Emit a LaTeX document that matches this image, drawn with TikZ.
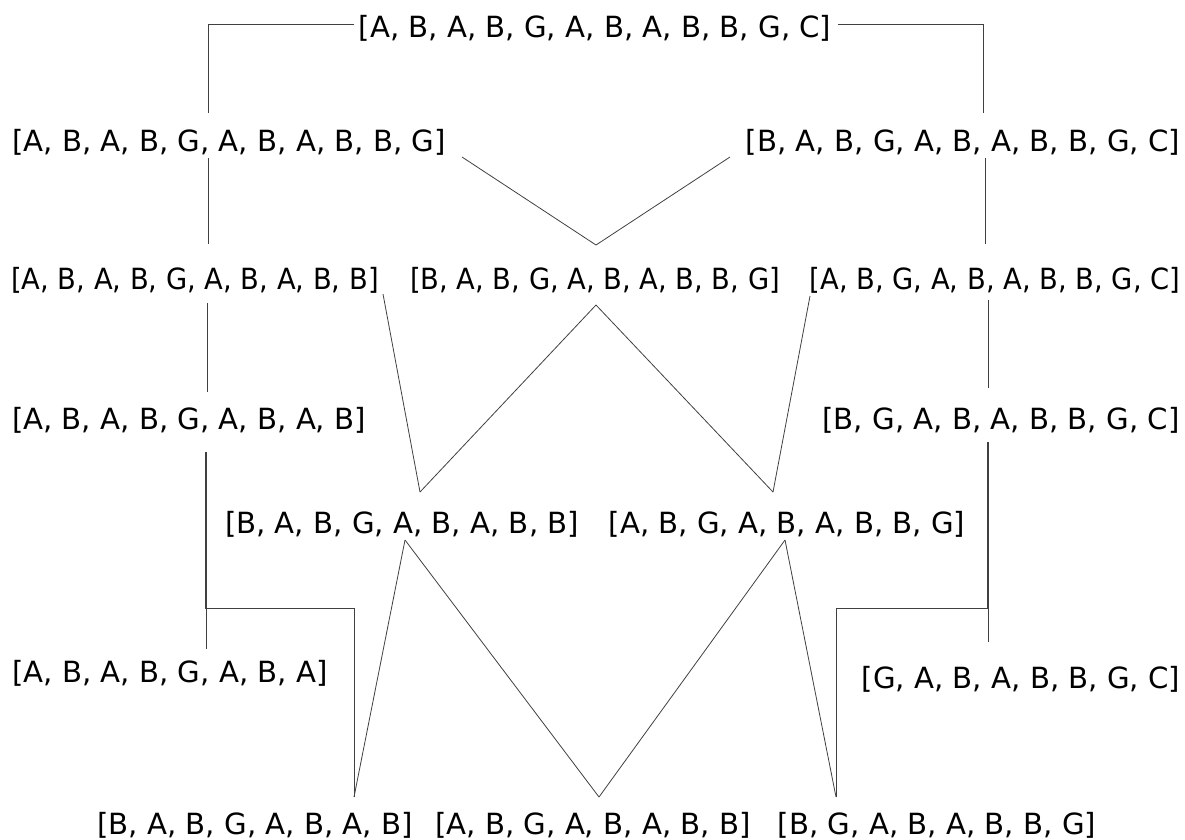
\documentclass[tikz,border=0pt]{standalone}
\usepackage{fontspec}
\setmainfont{DejaVu Sans}
\usepackage{graphicx}
\tikzset{
  lbl/.style={inner sep=0pt, anchor=base, font=\fontsize{29.2}{35}\selectfont},
  link/.style={draw=black!75, line width=0.8pt},
}
% the ten-element lists are set slightly condensed
\newcommand{\tight}[1]{\scalebox{0.936}[1]{#1}}

\begin{document}
\begin{tikzpicture}[x=1pt,y=-1pt]
\useasboundingbox (0,0) rectangle (1185,839);

% ---- lists, level by level ----
\node[lbl] (n0)  at (595,37)   {[A, B, A, B, G, A, B, A, B, B, G, C]};

\node[lbl] (n1L) at (229,151)  {[A, B, A, B, G, A, B, A, B, B, G]};
\node[lbl] (n1R) at (963,151)  {[B, A, B, G, A, B, A, B, B, G, C]};

\node[lbl] (n2L) at (195,289)  {\tight{[A, B, A, B, G, A, B, A, B, B]}};
\node[lbl] (n2M) at (595,289)  {\tight{[B, A, B, G, A, B, A, B, B, G]}};
\node[lbl] (n2R) at (995,289)  {\tight{[A, B, G, A, B, A, B, B, G, C]}};

\node[lbl] (n3L) at (189,429)  {[A, B, A, B, G, A, B, A, B]};
\node[lbl] (n3R) at (1001,429) {[B, G, A, B, A, B, B, G, C]};

\node[lbl] (n4L) at (402,533)  {[B, A, B, G, A, B, A, B, B]};
\node[lbl] (n4R) at (787,533)  {[A, B, G, A, B, A, B, B, G]};

\node[lbl] (n5L) at (170,682)  {[A, B, A, B, G, A, B, A]};
\node[lbl] (n5R) at (1021,688) {[G, A, B, A, B, B, G, C]};

\node[lbl] (n6L) at (255,834)  {[B, A, B, G, A, B, A, B]};
\node[lbl] (n6M) at (593,834)  {[A, B, G, A, B, A, B, B]};
\node[lbl] (n6R) at (937,834)  {[B, G, A, B, A, B, B, G]};

% ---- end points of the links ----
\coordinate (n0-w)   at (354,24);
\coordinate (n0-e)   at (838,24);
\coordinate (n1L-n)  at (208,113);
\coordinate (n1R-n)  at (983,113);
\coordinate (n1L-s)  at (208,158);
\coordinate (n1L-se) at (462,157);
\coordinate (n1R-sw) at (730,157);
\coordinate (n1R-s)  at (985,158);
\coordinate (n2L-n)  at (208,244);
\coordinate (n2M-n)  at (596,245);
\coordinate (n2R-n)  at (985,244);
\coordinate (n2L-s)  at (207,303);
\coordinate (n2L-se) at (383,294);
\coordinate (n2M-s)  at (596,305);
\coordinate (n2R-sw) at (810,296);
\coordinate (n2R-s)  at (988,300);
\coordinate (n3L-n)  at (207,392);
\coordinate (n3R-n)  at (988,388);
\coordinate (n3L-s)  at (206,452);
\coordinate (n3L-s2) at (205,452);
\coordinate (n3R-s)  at (988,442);
\coordinate (n3R-s2) at (987,442);
\coordinate (n4L-n)  at (420,492);
\coordinate (n4R-n)  at (773,492);
\coordinate (n4L-s)  at (405,540);
\coordinate (n4R-s)  at (785,540);
\coordinate (n5L-n)  at (206,649);
\coordinate (n5R-n)  at (988,642);
\coordinate (kL)     at (205,608);
\coordinate (kR)     at (987,608);
\coordinate (n6L-n)  at (354,797);
\coordinate (n6M-n)  at (599,797);
\coordinate (n6R-n)  at (836,797);

% ---- links ----
\draw[link] (n0-w) -| (n1L-n);
\draw[link] (n0-e) -| (n1R-n);
\draw[link] (n1L-s) -- (n2L-n);
\draw[link] (n1L-se) -- (n2M-n);
\draw[link] (n1R-sw) -- (n2M-n);
\draw[link] (n1R-s) -- (n2R-n);
\draw[link] (n2L-s) -- (n3L-n);
\draw[link] (n2L-se) -- (n4L-n);
\draw[link] (n2M-s) -- (n4L-n);
\draw[link] (n2M-s) -- (n4R-n);
\draw[link] (n2R-sw) -- (n4R-n);
\draw[link] (n2R-s) -- (n3R-n);
\draw[link] (n3L-s) -- (n5L-n);
\draw[link] (n3L-s2) -- (kL) -| (n6L-n);
\draw[link] (n3R-s) -- (n5R-n);
\draw[link] (n3R-s2) -- (kR) -| (n6R-n);
\draw[link] (n4L-s) -- (n6L-n);
\draw[link] (n4L-s) -- (n6M-n);
\draw[link] (n4R-s) -- (n6M-n);
\draw[link] (n4R-s) -- (n6R-n);
\end{tikzpicture}
\end{document}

:::::

- _What is needed_
Make an exact copy of the data, leaving its pictures out.

- _The response_
Emit a LaTeX document that matches this image, drawn with TikZ.
\documentclass[tikz,border=0pt]{standalone}
\usepackage{fontspec}
\setmainfont{DejaVu Sans}
\usepackage{graphicx}
\tikzset{
  lbl/.style={inner sep=0pt, anchor=base, font=\fontsize{29.2}{35}\selectfont},
  link/.style={draw=black!75, line width=0.8pt},
}
% the ten-element lists are set slightly condensed
\newcommand{\tight}[1]{\scalebox{0.936}[1]{#1}}

\begin{document}
\begin{tikzpicture}[x=1pt,y=-1pt]
\useasboundingbox (0,0) rectangle (1185,839);

% ---- lists, level by level ----
\node[lbl] (n0)  at (595,37)   {[A, B, A, B, G, A, B, A, B, B, G, C]};

\node[lbl] (n1L) at (229,151)  {[A, B, A, B, G, A, B, A, B, B, G]};
\node[lbl] (n1R) at (963,151)  {[B, A, B, G, A, B, A, B, B, G, C]};

\node[lbl] (n2L) at (195,289)  {\tight{[A, B, A, B, G, A, B, A, B, B]}};
\node[lbl] (n2M) at (595,289)  {\tight{[B, A, B, G, A, B, A, B, B, G]}};
\node[lbl] (n2R) at (995,289)  {\tight{[A, B, G, A, B, A, B, B, G, C]}};

\node[lbl] (n3L) at (189,429)  {[A, B, A, B, G, A, B, A, B]};
\node[lbl] (n3R) at (1001,429) {[B, G, A, B, A, B, B, G, C]};

\node[lbl] (n4L) at (402,533)  {[B, A, B, G, A, B, A, B, B]};
\node[lbl] (n4R) at (787,533)  {[A, B, G, A, B, A, B, B, G]};

\node[lbl] (n5L) at (170,682)  {[A, B, A, B, G, A, B, A]};
\node[lbl] (n5R) at (1021,688) {[G, A, B, A, B, B, G, C]};

\node[lbl] (n6L) at (255,834)  {[B, A, B, G, A, B, A, B]};
\node[lbl] (n6M) at (593,834)  {[A, B, G, A, B, A, B, B]};
\node[lbl] (n6R) at (937,834)  {[B, G, A, B, A, B, B, G]};

% ---- end points of the links ----
\coordinate (n0-w)   at (354,24);
\coordinate (n0-e)   at (838,24);
\coordinate (n1L-n)  at (208,113);
\coordinate (n1R-n)  at (983,113);
\coordinate (n1L-s)  at (208,158);
\coordinate (n1L-se) at (462,157);
\coordinate (n1R-sw) at (730,157);
\coordinate (n1R-s)  at (985,158);
\coordinate (n2L-n)  at (208,244);
\coordinate (n2M-n)  at (596,245);
\coordinate (n2R-n)  at (985,244);
\coordinate (n2L-s)  at (207,303);
\coordinate (n2L-se) at (383,294);
\coordinate (n2M-s)  at (596,305);
\coordinate (n2R-sw) at (810,296);
\coordinate (n2R-s)  at (988,300);
\coordinate (n3L-n)  at (207,392);
\coordinate (n3R-n)  at (988,388);
\coordinate (n3L-s)  at (206,452);
\coordinate (n3L-s2) at (205,452);
\coordinate (n3R-s)  at (988,442);
\coordinate (n3R-s2) at (987,442);
\coordinate (n4L-n)  at (420,492);
\coordinate (n4R-n)  at (773,492);
\coordinate (n4L-s)  at (405,540);
\coordinate (n4R-s)  at (785,540);
\coordinate (n5L-n)  at (206,649);
\coordinate (n5R-n)  at (988,642);
\coordinate (kL)     at (205,608);
\coordinate (kR)     at (987,608);
\coordinate (n6L-n)  at (354,797);
\coordinate (n6M-n)  at (599,797);
\coordinate (n6R-n)  at (836,797);

% ---- links ----
\draw[link] (n0-w) -| (n1L-n);
\draw[link] (n0-e) -| (n1R-n);
\draw[link] (n1L-s) -- (n2L-n);
\draw[link] (n1L-se) -- (n2M-n);
\draw[link] (n1R-sw) -- (n2M-n);
\draw[link] (n1R-s) -- (n2R-n);
\draw[link] (n2L-s) -- (n3L-n);
\draw[link] (n2L-se) -- (n4L-n);
\draw[link] (n2M-s) -- (n4L-n);
\draw[link] (n2M-s) -- (n4R-n);
\draw[link] (n2R-sw) -- (n4R-n);
\draw[link] (n2R-s) -- (n3R-n);
\draw[link] (n3L-s) -- (n5L-n);
\draw[link] (n3L-s2) -- (kL) -| (n6L-n);
\draw[link] (n3R-s) -- (n5R-n);
\draw[link] (n3R-s2) -- (kR) -| (n6R-n);
\draw[link] (n4L-s) -- (n6L-n);
\draw[link] (n4L-s) -- (n6M-n);
\draw[link] (n4R-s) -- (n6M-n);
\draw[link] (n4R-s) -- (n6R-n);
\end{tikzpicture}
\end{document}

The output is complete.